Ignoring, for now, the prohibitive cost of ADSL Net access for consumers, Freeserve announced Monday that it is to trial ADSL services beginning 22 November. The trials will kick off in London and Birmingham and will then be rolled out to over 6 million homes in all major metropolitan areas in the UK.
Freeserve was unable to give any further details, including pricing, because it is in its 'closed season' in the run-up to first quarter results due Tuesday.
Consumers are likely to be hit with a £200-per-month bill for ADSL thanks to BT's much-maligned charges to ISPs. For each user, BT plans to charge ISPs a £260 installation fee, £60.49 Internal Shift and £1065 to £1590 a year rental for 512kbit/s -- 2Mbit/s downlink speed.
Despite the high cost, one analyst thinks Freeserve's move could start yet another trend. "Although I don't see how consumers are going to be able to afford such services, Freeserve obviously want to be the first to market," said Nick Gibson, Internet analyst at Durlacher. "This will create a hell of a lot of publicity for Freeserve, and if it does well we can expect to see other ISPs quickly jumping on the bandwagon."
Adam Daum, senior analyst at Gartner Group, praised the move as important for a public company: "Freeserve may have twigged that its business model is not as lucrative as it might wish.
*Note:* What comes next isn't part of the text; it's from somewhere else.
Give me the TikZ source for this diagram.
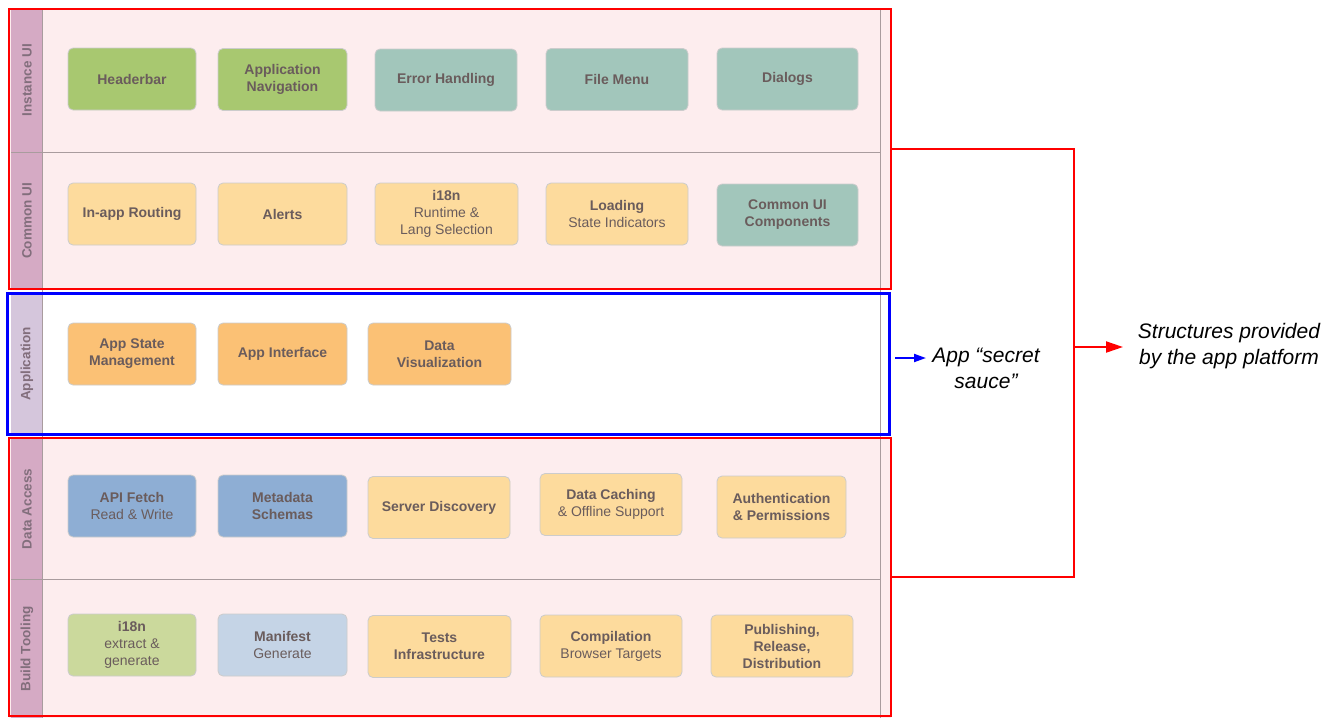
\documentclass[tikz,border=0pt]{standalone}
\usepackage{fontspec}
\setmainfont{Liberation Sans}
\usetikzlibrary{calc,arrows.meta}

\definecolor{pinkbg}{HTML}{FDEDEE}
\definecolor{lanecol}{HTML}{D5AAC4}
\definecolor{appcol}{HTML}{D5C6DC}
\definecolor{laneline}{HTML}{A99C9E}
\definecolor{cgreen}{HTML}{A8C870}
\definecolor{clgreen}{HTML}{CBD99C}
\definecolor{cteal}{HTML}{A2C6BB}
\definecolor{cyellow}{HTML}{FDDB9D}
\definecolor{corange}{HTML}{FBC175}
\definecolor{cblue}{HTML}{8EAED4}
\definecolor{clblue}{HTML}{C5D4E6}
\definecolor{txt}{HTML}{6A5C5C}
\definecolor{lbltxt}{HTML}{826E7C}
\definecolor{redline}{HTML}{FF0000}
\definecolor{blueline}{HTML}{0000FF}

\tikzset{
  box/.style={draw=black!20, line width=0.8pt, rounded corners=5pt, align=center,
    text=txt, inner sep=2pt, minimum height=62,
    font=\fontsize{14}{17}\selectfont},
  lanelabel/.style={rotate=90, text=lbltxt, font=\fontsize{13.5}{15}\selectfont\bfseries},
  redframe/.style={draw=redline, line width=2.4pt, inner sep=0pt},
  blueframe/.style={draw=blueline, line width=3.4pt, inner sep=0pt},
  note/.style={align=center, font=\fontsize{21}{26}\selectfont\itshape},
}

\begin{document}
\begin{tikzpicture}[x=1pt,y=-1pt]
\useasboundingbox (0,0) rectangle (1338,718);
\fill[white] (0,0) rectangle (1338,718);

% tinted areas of the platform layers
\fill[pinkbg] (9,9) rectangle (891,289);
\fill[pinkbg] (9,438) rectangle (891,718);

% lane label column
\fill[lanecol] (11,10) rectangle (42,289);
\fill[appcol] (11,293) rectangle (42,435);
\fill[lanecol] (11,439) rectangle (42,718);

% lane separators
\draw[laneline, line width=0.9pt] (42,10) -- (42,718);
\draw[laneline, line width=0.9pt] (880,10) -- (880,718);
\draw[laneline, line width=0.9pt] (11,152) -- (880,152);
\draw[laneline, line width=0.9pt] (11,579) -- (880,579);

% lane labels
\node[lanelabel] (lInst) at (27,80) {Instance UI};
\node[lanelabel] (lCommon) at (27,221) {Common UI};
\node[lanelabel] (lApp) at (27,364) {Application};
\node[lanelabel] (lData) at (27,509) {Data Access};
\node[lanelabel] (lBuild) at (27,649) {Build Tooling};

% Instance UI
\node[box, fill=cgreen, minimum width=128] (hdr) at (132,79) {\textbf{Headerbar}};
\node[box, fill=cgreen, minimum width=129] (nav) at (282.5,79.5) {\textbf{Application}\\\textbf{Navigation}};
\node[box, fill=cteal, minimum width=142] (err) at (446,80) {\textbf{Error Handling}};
\node[box, fill=cteal, minimum width=142] (file) at (617,79.5) {\textbf{File Menu}};
\node[box, fill=cteal, minimum width=141] (dlg) at (787.5,79) {\textbf{Dialogs}};

% Common UI
\node[box, fill=cyellow, minimum width=128] (route) at (132,214) {\textbf{In-app Routing}};
\node[box, fill=cyellow, minimum width=129] (alert) at (282.5,214) {\textbf{Alerts}};
\node[box, fill=cyellow, minimum width=143] (i18nrt) at (446.5,214) {\textbf{i18n}\\Runtime \&\\Lang Selection};
\node[box, fill=cyellow, minimum width=142] (load) at (617,214) {\textbf{Loading}\\State Indicators};
\node[box, fill=cteal, minimum width=141] (cuic) at (787.5,215) {\textbf{Common UI}\\\textbf{Components}};

% Application
\node[box, fill=corange, minimum width=128] (state) at (132,354) {\textbf{App State}\\\textbf{Management}};
\node[box, fill=corange, minimum width=129] (iface) at (282.5,354) {\textbf{App Interface}};
\node[box, fill=corange, minimum width=143] (viz) at (439.5,354) {\textbf{Data}\\\textbf{Visualization}};

% Data Access
\node[box, fill=cblue, minimum width=128] (fetch) at (132,506) {\textbf{API Fetch}\\Read \& Write};
\node[box, fill=cblue, minimum width=129] (meta) at (282.5,506) {\textbf{Metadata}\\\textbf{Schemas}};
\node[box, fill=cyellow, minimum width=142] (disc) at (439,507.5) {\textbf{Server Discovery}};
\node[box, fill=cyellow, minimum width=142] (cache) at (611,504.5) {\textbf{Data Caching}\\\& Offline Support};
\node[box, fill=cyellow, minimum width=129] (auth) at (781.5,507) {\textbf{Authentication}\\\textbf{\& Permissions}};

% Build Tooling
\node[box, fill=clgreen, minimum width=128] (i18nx) at (132,645) {\textbf{i18n}\\extract \&\\generate};
\node[box, fill=clblue, minimum width=129] (mani) at (282.5,645) {\textbf{Manifest}\\Generate};
\node[box, fill=cyellow, minimum width=143] (tests) at (439.5,646.5) {\textbf{Tests}\\\textbf{Infrastructure}};
\node[box, fill=cyellow, minimum width=142] (comp) at (611,646) {\textbf{Compilation}\\Browser Targets};
\node[box, fill=cyellow, minimum width=142] (pub) at (782,646) {\textbf{Publishing,}\\\textbf{Release,}\\\textbf{Distribution}};

% layer frames
\node[redframe, minimum width=882, minimum height=280] (redTop) at (450,149) {};
\node[blueframe, minimum width=882, minimum height=141] (blueApp) at (448.5,364) {};
\node[redframe, minimum width=882, minimum height=278] (redBot) at (450,577) {};

% annotations
\node[note] (sauce) at (986,368) {App “secret\\sauce”};
\node[note] (plat) at (1229,346.5) {Structures provided\\by the app platform};

\coordinate (br) at (1074,347);
\coordinate (sauceIn) at (926,358);

\draw[redline, line width=2pt] (redTop.east) -| (br) |- (redBot.east);
\draw[redline, line width=2pt, -{Triangle[length=17pt,width=11pt]}] (br) -- (1123,347);
\draw[blueline, line width=2pt, -{Triangle[length=12pt,width=8pt]}] ($(blueApp.east)+(4,-6)$) -- (sauceIn);
\end{tikzpicture}
\end{document}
This is one, cheap, way of storing up its share price by proving that it is an innovative player," he said.
Daum also feels a certain amount of posturing is behind Freeserve's plans which, he believes, wants everyone to knows it is the dominant force on all platforms. "Although the first reaction is that this is completely bizarre, Freeserve may feel that if it stands still too long it will concede ground to ADSL," he said.